Why is insulin so expensive in this country?GoFundMe insulin

We run on sugar, and sugar needs insulin to get into our cells. It’s no surprise that insulin was the first genetically engineered drug, approved by the FDA in 1982. Synthetic insulin keeps millions of people with type 1 diabetes, and a greater number of people with type 2 diabetes, alive.

Basic research keeps turning up surprises about the hormone—its starring roles in the brain, for instance, and its production by some viruses.

Drug companies mostly focus, though, on fiddling with how quickly the body absorbs it. Insulin variants that work either very quickly or very slowly are very important, but why can’t we have insulin that doesn’t need refrigeration? Or “smart insulin” that responds to blood glucose levels, first proposed when Jimmy Carter was president? Although Sanofi supports interesting projects aimed at smart insulin, as do the other market leaders Novo Nordisk and Lilly, there’s little visible progress toward the clinic.

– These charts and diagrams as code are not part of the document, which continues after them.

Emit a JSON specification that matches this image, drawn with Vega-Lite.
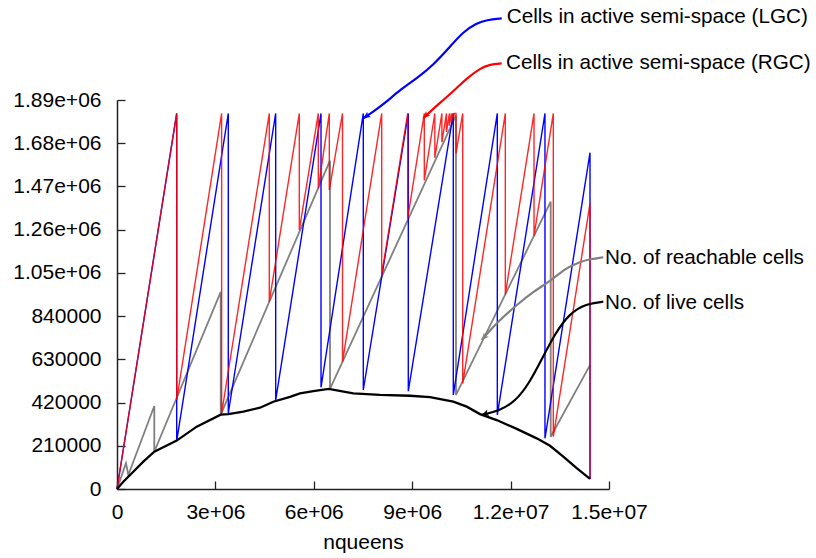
{
  "$schema": "https://vega.github.io/schema/vega-lite/v6.json",
  "width": 492,
  "height": 389,
  "autosize": {"type": "none"},
  "padding": {"left": 117, "top": 100, "right": 207, "bottom": 69},
  "config": {
    "view": {"stroke": null},
    "font": "Liberation Sans",
    "text": {"font": "Liberation Sans"}
  },
  "datasets": {
    "lgc": [
      {"i": 0, "x": 0, "y": 0},
      {"i": 1, "x": 1820000, "y": 1825000},
      {"i": 2, "x": 1820000, "y": 233000},
      {"i": 3, "x": 3393000, "y": 1825000},
      {"i": 4, "x": 3393000, "y": 368000},
      {"i": 5, "x": 4838000, "y": 1825000},
      {"i": 6, "x": 4838000, "y": 432000},
      {"i": 7, "x": 6220000, "y": 1825000},
      {"i": 8, "x": 6220000, "y": 494000},
      {"i": 9, "x": 7509000, "y": 1825000},
      {"i": 10, "x": 7509000, "y": 481000},
      {"i": 11, "x": 8881000, "y": 1825000},
      {"i": 12, "x": 8881000, "y": 475000},
      {"i": 13, "x": 10253000, "y": 1825000},
      {"i": 14, "x": 10253000, "y": 457000},
      {"i": 15, "x": 11595000, "y": 1825000},
      {"i": 16, "x": 11595000, "y": 360000},
      {"i": 17, "x": 13048000, "y": 1825000},
      {"i": 18, "x": 13048000, "y": 246000},
      {"i": 19, "x": 14421000, "y": 1634000},
      {"i": 20, "x": 14421000, "y": 49000}
    ],
    "rgc": [
      {"i": 0, "x": 0, "y": 0},
      {"i": 1, "x": 1820000, "y": 1825000},
      {"i": 2, "x": 1820000, "y": 432000},
      {"i": 3, "x": 3190000, "y": 1825000},
      {"i": 4, "x": 3190000, "y": 368000},
      {"i": 5, "x": 4643000, "y": 1825000},
      {"i": 6, "x": 4643000, "y": 910000},
      {"i": 7, "x": 5558000, "y": 1825000},
      {"i": 8, "x": 5558000, "y": 1258000},
      {"i": 9, "x": 6137000, "y": 1825000},
      {"i": 10, "x": 6137000, "y": 1461000},
      {"i": 11, "x": 6473000, "y": 1825000},
      {"i": 12, "x": 6473000, "y": 1453000},
      {"i": 13, "x": 6875000, "y": 1825000},
      {"i": 14, "x": 6875000, "y": 618000},
      {"i": 15, "x": 8070000, "y": 1825000},
      {"i": 16, "x": 8070000, "y": 1040000},
      {"i": 17, "x": 8863000, "y": 1825000},
      {"i": 18, "x": 8863000, "y": 1315000},
      {"i": 19, "x": 9369000, "y": 1825000},
      {"i": 20, "x": 9369000, "y": 1500000},
      {"i": 21, "x": 9690000, "y": 1825000},
      {"i": 22, "x": 9690000, "y": 1610000},
      {"i": 23, "x": 9905000, "y": 1825000},
      {"i": 24, "x": 9905000, "y": 1685000},
      {"i": 25, "x": 10045000, "y": 1825000},
      {"i": 26, "x": 10045000, "y": 1735000},
      {"i": 27, "x": 10135000, "y": 1825000},
      {"i": 28, "x": 10135000, "y": 1765000},
      {"i": 29, "x": 10195000, "y": 1825000},
      {"i": 30, "x": 10195000, "y": 1785000},
      {"i": 31, "x": 10235000, "y": 1825000},
      {"i": 32, "x": 10235000, "y": 1800000},
      {"i": 33, "x": 10260000, "y": 1825000},
      {"i": 34, "x": 10260000, "y": 1808000},
      {"i": 35, "x": 10285000, "y": 1825000},
      {"i": 36, "x": 10335000, "y": 1825000},
      {"i": 37, "x": 10335000, "y": 1631000},
      {"i": 38, "x": 10540000, "y": 1825000},
      {"i": 39, "x": 10540000, "y": 513000},
      {"i": 40, "x": 11839000, "y": 1825000},
      {"i": 41, "x": 11839000, "y": 946000},
      {"i": 42, "x": 12714000, "y": 1825000},
      {"i": 43, "x": 12714000, "y": 1230000},
      {"i": 44, "x": 13302000, "y": 1825000},
      {"i": 45, "x": 13302000, "y": 254000},
      {"i": 46, "x": 14421000, "y": 1388000},
      {"i": 47, "x": 14421000, "y": 49000}
    ],
    "reach": [
      {"i": 0, "x": 0, "y": 0},
      {"i": 1, "x": 274000, "y": 125000},
      {"i": 2, "x": 345000, "y": 68000},
      {"i": 3, "x": 1137000, "y": 403000},
      {"i": 4, "x": 1137000, "y": 181000},
      {"i": 5, "x": 3162000, "y": 958000},
      {"i": 6, "x": 3162000, "y": 361000},
      {"i": 7, "x": 6494000, "y": 1595000},
      {"i": 8, "x": 6494000, "y": 486000},
      {"i": 9, "x": 10335000, "y": 1815000},
      {"i": 10, "x": 10335000, "y": 457000},
      {"i": 11, "x": 13223000, "y": 1396000},
      {"i": 12, "x": 13223000, "y": 254000},
      {"i": 13, "x": 14421000, "y": 602000}
    ],
    "live": [
      {"i": 0, "x": 0, "y": 0},
      {"i": 1, "x": 192000, "y": 35000},
      {"i": 2, "x": 497000, "y": 84000},
      {"i": 3, "x": 802000, "y": 133000},
      {"i": 4, "x": 1137000, "y": 181000},
      {"i": 5, "x": 1820000, "y": 235000},
      {"i": 6, "x": 2430000, "y": 303000},
      {"i": 7, "x": 3162000, "y": 361000},
      {"i": 8, "x": 3393000, "y": 364000},
      {"i": 9, "x": 3851000, "y": 376000},
      {"i": 10, "x": 4360000, "y": 395000},
      {"i": 11, "x": 4765000, "y": 424000},
      {"i": 12, "x": 5274000, "y": 448000},
      {"i": 13, "x": 5579000, "y": 465000},
      {"i": 14, "x": 5985000, "y": 476000},
      {"i": 15, "x": 6454000, "y": 486000},
      {"i": 16, "x": 7204000, "y": 465000},
      {"i": 17, "x": 8018000, "y": 457000},
      {"i": 18, "x": 8933000, "y": 453000},
      {"i": 19, "x": 9543000, "y": 446000},
      {"i": 20, "x": 10253000, "y": 424000},
      {"i": 21, "x": 10662000, "y": 400000},
      {"i": 22, "x": 11067000, "y": 364000},
      {"i": 23, "x": 11576000, "y": 335000},
      {"i": 24, "x": 12186000, "y": 292000},
      {"i": 25, "x": 12796000, "y": 246000},
      {"i": 26, "x": 13201000, "y": 210000},
      {"i": 27, "x": 13607000, "y": 157000},
      {"i": 28, "x": 14015000, "y": 101000},
      {"i": 29, "x": 14421000, "y": 49000}
    ],
    "callouts": [
      {"s": "LGC", "k": 0, "x": 11729000, "y": 2287000},
      {"s": "LGC", "k": 1, "x": 11271000, "y": 2279000},
      {"s": "LGC", "k": 2, "x": 10967000, "y": 2263000},
      {"s": "LGC", "k": 3, "x": 10558000, "y": 2222000},
      {"s": "LGC", "k": 4, "x": 10153000, "y": 2149000},
      {"s": "LGC", "k": 5, "x": 9643000, "y": 2060000},
      {"s": "LGC", "k": 6, "x": 9137000, "y": 1995000},
      {"s": "LGC", "k": 7, "x": 8628000, "y": 1939000},
      {"s": "LGC", "k": 8, "x": 8223000, "y": 1882000},
      {"s": "LGC", "k": 9, "x": 7814000, "y": 1833000},
      {"s": "LGC", "k": 10, "x": 7509000, "y": 1801000},
      {"s": "RGC", "k": 0, "x": 11729000, "y": 2068000},
      {"s": "RGC", "k": 1, "x": 11372000, "y": 2063000},
      {"s": "RGC", "k": 2, "x": 11067000, "y": 2044000},
      {"s": "RGC", "k": 3, "x": 10662000, "y": 1995000},
      {"s": "RGC", "k": 4, "x": 10357000, "y": 1948000},
      {"s": "RGC", "k": 5, "x": 9948000, "y": 1890000},
      {"s": "RGC", "k": 6, "x": 9543000, "y": 1833000},
      {"s": "RGC", "k": 7, "x": 9338000, "y": 1801000},
      {"s": "reach", "k": 0, "x": 14826000, "y": 1126000},
      {"s": "reach", "k": 1, "x": 14421000, "y": 1117000},
      {"s": "reach", "k": 2, "x": 14117000, "y": 1104000},
      {"s": "reach", "k": 3, "x": 13659000, "y": 1071000},
      {"s": "reach", "k": 4, "x": 13253000, "y": 1015000},
      {"s": "reach", "k": 5, "x": 12692000, "y": 959000},
      {"s": "reach", "k": 6, "x": 12186000, "y": 894000},
      {"s": "reach", "k": 7, "x": 11778000, "y": 837000},
      {"s": "reach", "k": 8, "x": 11473000, "y": 788000},
      {"s": "reach", "k": 9, "x": 11119000, "y": 724000},
      {"s": "live", "k": 0, "x": 14826000, "y": 910000},
      {"s": "live", "k": 1, "x": 14300000, "y": 900000},
      {"s": "live", "k": 2, "x": 13811000, "y": 855000},
      {"s": "live", "k": 3, "x": 13350000, "y": 755000},
      {"s": "live", "k": 4, "x": 12950000, "y": 630000},
      {"s": "live", "k": 5, "x": 12590000, "y": 520000},
      {"s": "live", "k": 6, "x": 12150000, "y": 425000},
      {"s": "live", "k": 7, "x": 11650000, "y": 380000},
      {"s": "live", "k": 8, "x": 11119000, "y": 360000}
    ],
    "labels": [
      {"s": "LGC", "text": "Cells in active semi-space (LGC)", "x": 11881000, "y": 2291000},
      {"s": "RGC", "text": "Cells in active semi-space (RGC)", "x": 11860000, "y": 2072000},
      {"s": "reach", "text": "No. of reachable cells", "x": 14878000, "y": 1121000},
      {"s": "live", "text": "No. of live cells", "x": 14878000, "y": 902000}
    ]
  },
  "encoding": {
    "x": {
      "field": "x",
      "type": "quantitative",
      "scale": {"domain": [0, 15000000], "nice": false, "zero": false},
      "axis": {
        "values": [0, 3000000, 6000000, 9000000, 12000000, 15000000],
        "labelExpr": "datum.value == 0 ? '0' : (datum.value < 10000000 ? format(datum.value / 1000000, 'd') + 'e+06' : format(datum.value / 10000000, '.1f') + 'e+07')",
        "title": "nqueens",
        "grid": false,
        "tickSize": -8,
        "tickWidth": 1.3,
        "tickColor": "#222",
        "domainColor": "#222",
        "domainWidth": 1.5,
        "labelFontSize": 21,
        "labelColor": "#000",
        "labelPadding": 20,
        "labelFlush": false,
        "labelOverlap": false,
        "titleFontSize": 21,
        "titleFontWeight": "normal",
        "titleColor": "#000",
        "titlePadding": 9
      }
    },
    "y": {
      "field": "y",
      "type": "quantitative",
      "scale": {"domain": [0, 1890000], "nice": false, "zero": false},
      "axis": {
        "values": [0, 210000, 420000, 630000, 840000, 1050000, 1260000, 1470000, 1680000, 1890000],
        "labelExpr": "datum.value >= 1000000 ? format(datum.value / 1000000, '.2f') + 'e+06' : format(datum.value, 'd')",
        "title": null,
        "grid": false,
        "tickSize": -8,
        "tickWidth": 1.3,
        "tickColor": "#222",
        "domainColor": "#222",
        "domainWidth": 1.5,
        "labelFontSize": 21,
        "labelColor": "#000",
        "labelPadding": 24,
        "labelFlush": false,
        "labelOverlap": false
      }
    }
  },
  "layer": [
    {
      "data": {"name": "reach"},
      "mark": {"type": "line", "color": "#808080", "strokeWidth": 1.8},
      "encoding": {"order": {"field": "i", "type": "quantitative"}}
    },
    {
      "data": {"name": "lgc"},
      "mark": {"type": "line", "color": "#0000ff", "strokeWidth": 1.4},
      "encoding": {"order": {"field": "i", "type": "quantitative"}}
    },
    {
      "data": {"name": "rgc"},
      "mark": {"type": "line", "color": "#ff0000", "strokeWidth": 1.4, "opacity": 0.85},
      "encoding": {"order": {"field": "i", "type": "quantitative"}}
    },
    {
      "data": {"name": "live"},
      "mark": {"type": "line", "color": "#000000", "strokeWidth": 2.3},
      "encoding": {"order": {"field": "i", "type": "quantitative"}}
    },
    {
      "data": {"name": "callouts"},
      "mark": {"type": "line", "strokeWidth": 2.2, "clip": false, "interpolate": "basis"},
      "encoding": {
        "order": {"field": "k", "type": "quantitative"},
        "detail": {"field": "s"},
        "color": {
          "field": "s",
          "type": "nominal",
          "scale": {"domain": ["LGC", "RGC", "reach", "live"], "range": ["#0000ff", "#ff0000", "#808080", "#000000"]},
          "legend": null
        }
      }
    },
    {
      "data": {"name": "callouts"},
      "transform": [{"filter": "datum.s == 'LGC' && datum.k == 10"}],
      "mark": {"type": "point", "shape": "M0,0L-0.55,1.2L0,0.9L0.55,1.2Z", "filled": true, "size": 140, "angle": 236, "color": "#0000ff", "opacity": 1}
    },
    {
      "data": {"name": "callouts"},
      "transform": [{"filter": "datum.s == 'RGC' && datum.k == 7"}],
      "mark": {"type": "point", "shape": "M0,0L-0.55,1.2L0,0.9L0.55,1.2Z", "filled": true, "size": 140, "angle": 225, "color": "#ff0000", "opacity": 1}
    },
    {
      "data": {"name": "callouts"},
      "transform": [{"filter": "datum.s == 'reach' && datum.k == 9"}],
      "mark": {"type": "point", "shape": "M0,0L-0.55,1.2L0,0.9L0.55,1.2Z", "filled": true, "size": 140, "angle": 221, "color": "#808080", "opacity": 1}
    },
    {
      "data": {"name": "callouts"},
      "transform": [{"filter": "datum.s == 'live' && datum.k == 8"}],
      "mark": {"type": "point", "shape": "M0,0L-0.55,1.2L0,0.9L0.55,1.2Z", "filled": true, "size": 140, "angle": 251, "color": "#000000", "opacity": 1}
    },
    {
      "data": {"name": "labels"},
      "mark": {"type": "text", "align": "left", "baseline": "middle", "fontSize": 20.7, "color": "#000000", "font": "Liberation Sans"},
      "encoding": {"text": {"field": "text"}}
    }
  ]
}
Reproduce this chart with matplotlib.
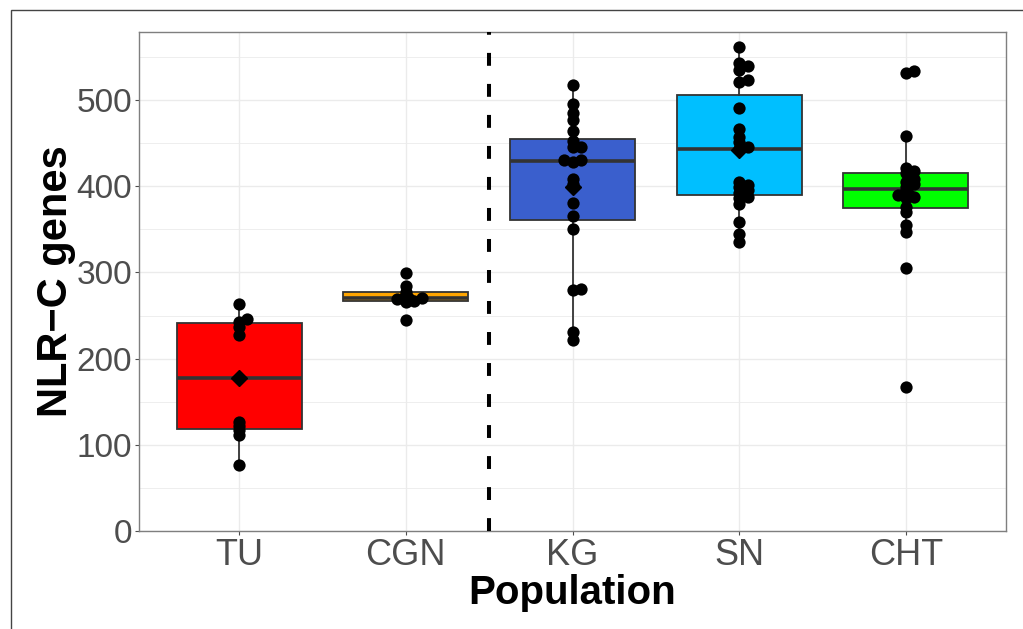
import numpy as np
import matplotlib.pyplot as plt
from matplotlib.patches import Rectangle

plt.rcParams['font.family'] = ['Liberation Sans', 'DejaVu Sans']

populations = ['TU', 'CGN', 'KG', 'SN', 'CHT']
box_colors = ['#FF0000', '#FFA500', '#3A5FCD', '#00BFFF', '#00FF00']

tu = [77, 111, 117, 122, 127, 228, 237, 243, 246, 263]
cgn = [245, 266, 267, 269, 270, 272, 277, 284, 299]
kg = [222, 231, 280, 281, 350, 365, 381, 403, 409, 428,
      430, 430, 445, 446, 452, 464, 477, 485, 496, 518]
sn = [335, 345, 358, 380, 386, 388, 392, 396, 399, 401, 405,
      443, 446, 451, 457, 467, 491, 521, 523, 535, 539, 543, 562]
cht = [167, 305, 347, 355, 370, 376, 386, 388, 390, 394,
       399, 403, 405, 409, 415, 418, 421, 458, 531, 534]
groups = [tu, cgn, kg, sn, cht]


def swarm(vals, xpx=166.7, ypx=0.862, mindist=4.0, step=0.05):
    # small sideways nudges so stacked points don't fully hide each other
    placed = []
    xs = []
    for v in vals:
        for k in [0, 1, -1, 2, -2]:
            dx = k * step
            ok = all(np.hypot((dx - px) * xpx, (v - py) * ypx) >= mindist
                     for px, py in placed)
            if ok:
                break
        placed.append((dx, v))
        xs.append(dx)
    return np.array(xs)


fig = plt.figure(figsize=(10.23, 6.29), dpi=100)
ax = fig.add_axes([139 / 1023, 1 - 531 / 629, 867 / 1023, 499 / 629])

pos = np.arange(1, len(populations) + 1)
bp = ax.boxplot(groups, positions=pos, widths=0.75, patch_artist=True,
                showfliers=False, showcaps=False, whis=1.5,
                medianprops=dict(color='#333333', linewidth=2.6),
                whiskerprops=dict(color='#333333', linewidth=1.3),
                boxprops=dict(edgecolor='#333333', linewidth=1.3),
                zorder=2)
for patch, c in zip(bp['boxes'], box_colors):
    patch.set_facecolor(c)

for i, vals in enumerate(groups):
    xs = pos[i] + swarm(vals)
    ax.scatter(xs, vals, s=78, color='black', zorder=3, linewidths=0)
    ax.plot(pos[i], np.mean(vals), marker='D', color='black',
            markersize=8.5, zorder=4)

ax.axvline(2.5, color='black', linewidth=2.9, dashes=(3.2, 4.5), zorder=5)

ax.set_xlim(0.4, 5.6)
ax.set_ylim(0, 579)
ax.set_xticks(pos)
ax.set_xticklabels(populations)
ax.set_yticks([0, 100, 200, 300, 400, 500])
ax.set_yticks([50, 150, 250, 350, 450, 550], minor=True)
ax.grid(True, which='major', color='#EBEBEB', linewidth=1.0, zorder=0)
ax.grid(True, which='minor', axis='y', color='#EBEBEB', linewidth=0.6, zorder=0)
ax.set_axisbelow(True)
ax.tick_params(axis='x', labelsize=26, colors='#4D4D4D', length=3, pad=2)
ax.tick_params(axis='y', labelsize=24, colors='#4D4D4D', length=3, pad=2)
ax.tick_params(axis='y', which='minor', length=0)
for sp in ax.spines.values():
    sp.set_color('#7F7F7F')
    sp.set_linewidth(1.0)

ax.set_xlabel('Population', fontsize=29, fontweight='bold', labelpad=1)
ax.set_ylabel('NLR\u2212C genes', fontsize=30, fontweight='bold', labelpad=0)

fig.patches.append(Rectangle((11 / 1023, -0.1), 1.2, 1 - 10 / 629 + 0.1,
                             transform=fig.transFigure, fill=False,
                             edgecolor='#444444', linewidth=1.0))

fig.savefig('out.png', dpi=100)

But the biggest question about insulin is: Why is it so expensive in this country?

A 2016 study published in JAMA, for instance, showed that insulin costs doubled between 2002 and 2013. This trend is only accelerating, because there’s no price competition. Irl Hirsch, an endocrinologist at the University of Washington, summarized the story well in an ADA presentation back in 2016 and his points still apply. Year after year,  extremely profitable drug makers and pharmacy benefit managers point their fingers at each other. But as Hirsch noted, “we can point our fingers at everyone.”

New entries such as Basaglar, the first biosimilar insulin approved by the FDA, delayed by predictable patent battles but now available, don’t seem to change the story.

And the story has plenty of human faces. Among them was Shane Patrick Boyle, who died a year ago, unable to raise the money to buy insulin for his type 1 as he saved up for his mother’s funeral. Look at GoFundMe today to see similar personal pleas for help.

As with every other problem in healthcare cost, there are no simple solutions.

One new approach comes from the Open Insulin Project and similar biohacking groups that are making worthy efforts to create generic insulins. But those are  only early steps in the process, and clinical trials are too expensive to crowdfund.

You can argue that in a more rational world, the federal government would step in. Why not launch a 28th National Institute of Health that develops selected high-value high-need generics and biosimilars, brings them through clinical testing and into the clinics? Or simply control the costs of crucial drugs, lowering prices in the years after generics or biosimilars enter the market, as Australia apparently is now doing? OK, not likely. But what actually would help?